Return only what lies between the first line of the entries and the line containing "plt.rcParams['font.family'] = ['Noto", both lines included.

[Start Exercise inputs]

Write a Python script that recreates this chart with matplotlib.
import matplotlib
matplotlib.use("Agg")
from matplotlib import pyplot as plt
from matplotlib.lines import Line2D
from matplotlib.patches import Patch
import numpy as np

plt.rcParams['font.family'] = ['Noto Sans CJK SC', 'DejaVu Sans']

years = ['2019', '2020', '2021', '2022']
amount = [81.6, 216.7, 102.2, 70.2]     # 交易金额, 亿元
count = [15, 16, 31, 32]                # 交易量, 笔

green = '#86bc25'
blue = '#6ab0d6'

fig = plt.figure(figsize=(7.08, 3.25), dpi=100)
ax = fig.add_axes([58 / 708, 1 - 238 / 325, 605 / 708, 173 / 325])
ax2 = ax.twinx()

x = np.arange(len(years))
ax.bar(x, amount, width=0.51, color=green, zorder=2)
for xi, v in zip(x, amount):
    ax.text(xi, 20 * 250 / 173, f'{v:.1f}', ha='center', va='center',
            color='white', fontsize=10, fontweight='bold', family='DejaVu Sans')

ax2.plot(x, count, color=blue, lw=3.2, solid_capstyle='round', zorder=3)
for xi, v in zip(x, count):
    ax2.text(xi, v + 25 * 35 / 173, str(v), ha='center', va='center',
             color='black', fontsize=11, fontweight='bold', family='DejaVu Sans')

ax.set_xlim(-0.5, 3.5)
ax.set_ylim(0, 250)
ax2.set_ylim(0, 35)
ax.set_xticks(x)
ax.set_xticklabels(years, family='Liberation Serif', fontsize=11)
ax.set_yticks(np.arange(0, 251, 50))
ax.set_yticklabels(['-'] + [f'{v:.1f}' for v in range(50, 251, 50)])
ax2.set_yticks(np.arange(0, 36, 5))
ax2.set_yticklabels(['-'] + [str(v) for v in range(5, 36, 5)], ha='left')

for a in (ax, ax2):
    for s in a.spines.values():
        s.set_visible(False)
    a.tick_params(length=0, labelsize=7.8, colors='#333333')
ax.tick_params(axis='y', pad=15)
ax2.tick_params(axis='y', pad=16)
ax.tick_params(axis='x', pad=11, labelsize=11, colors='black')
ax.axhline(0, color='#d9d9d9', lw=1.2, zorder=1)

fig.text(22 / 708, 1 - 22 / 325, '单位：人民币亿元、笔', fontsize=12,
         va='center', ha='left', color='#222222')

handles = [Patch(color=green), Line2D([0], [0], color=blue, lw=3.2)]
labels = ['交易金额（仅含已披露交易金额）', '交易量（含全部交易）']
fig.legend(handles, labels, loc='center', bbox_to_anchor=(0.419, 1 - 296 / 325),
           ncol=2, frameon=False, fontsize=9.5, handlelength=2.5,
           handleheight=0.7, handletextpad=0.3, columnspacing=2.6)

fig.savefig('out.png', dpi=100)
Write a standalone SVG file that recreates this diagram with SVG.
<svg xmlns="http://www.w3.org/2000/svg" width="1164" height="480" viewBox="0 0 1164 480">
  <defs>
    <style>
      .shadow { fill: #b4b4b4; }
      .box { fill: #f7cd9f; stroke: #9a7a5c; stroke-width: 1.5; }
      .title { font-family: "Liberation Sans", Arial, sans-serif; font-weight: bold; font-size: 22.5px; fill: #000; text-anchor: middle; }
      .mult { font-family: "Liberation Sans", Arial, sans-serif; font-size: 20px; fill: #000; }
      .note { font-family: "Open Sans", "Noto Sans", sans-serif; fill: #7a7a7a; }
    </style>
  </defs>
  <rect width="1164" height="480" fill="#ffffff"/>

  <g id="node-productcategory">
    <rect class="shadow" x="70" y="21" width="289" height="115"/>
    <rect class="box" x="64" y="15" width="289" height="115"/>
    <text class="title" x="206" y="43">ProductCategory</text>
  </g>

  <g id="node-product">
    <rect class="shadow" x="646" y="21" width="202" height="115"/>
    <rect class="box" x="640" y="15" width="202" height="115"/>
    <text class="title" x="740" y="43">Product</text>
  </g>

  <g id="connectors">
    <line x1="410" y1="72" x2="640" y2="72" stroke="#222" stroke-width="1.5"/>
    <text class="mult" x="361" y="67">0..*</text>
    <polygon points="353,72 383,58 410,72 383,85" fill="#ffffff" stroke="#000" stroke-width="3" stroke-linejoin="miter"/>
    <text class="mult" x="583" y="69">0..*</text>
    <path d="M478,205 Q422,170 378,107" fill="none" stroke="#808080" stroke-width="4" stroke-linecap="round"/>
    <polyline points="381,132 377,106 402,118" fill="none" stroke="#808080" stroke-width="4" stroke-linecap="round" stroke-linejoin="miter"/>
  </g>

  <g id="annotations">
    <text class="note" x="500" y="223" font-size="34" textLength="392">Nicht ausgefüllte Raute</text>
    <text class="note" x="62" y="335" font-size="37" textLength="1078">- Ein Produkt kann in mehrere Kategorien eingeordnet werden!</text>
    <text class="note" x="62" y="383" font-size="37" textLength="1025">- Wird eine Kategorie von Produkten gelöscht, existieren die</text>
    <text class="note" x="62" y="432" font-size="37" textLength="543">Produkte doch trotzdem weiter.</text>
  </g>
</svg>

[End Exercise inputs]

**Answer to the problem**
Write a Python script that recreates this chart with matplotlib.
import matplotlib
matplotlib.use("Agg")
from matplotlib import pyplot as plt
from matplotlib.lines import Line2D
from matplotlib.patches import Patch
import numpy as np

plt.rcParams['font.family'] = ['Noto Sans CJK SC', 'DejaVu Sans']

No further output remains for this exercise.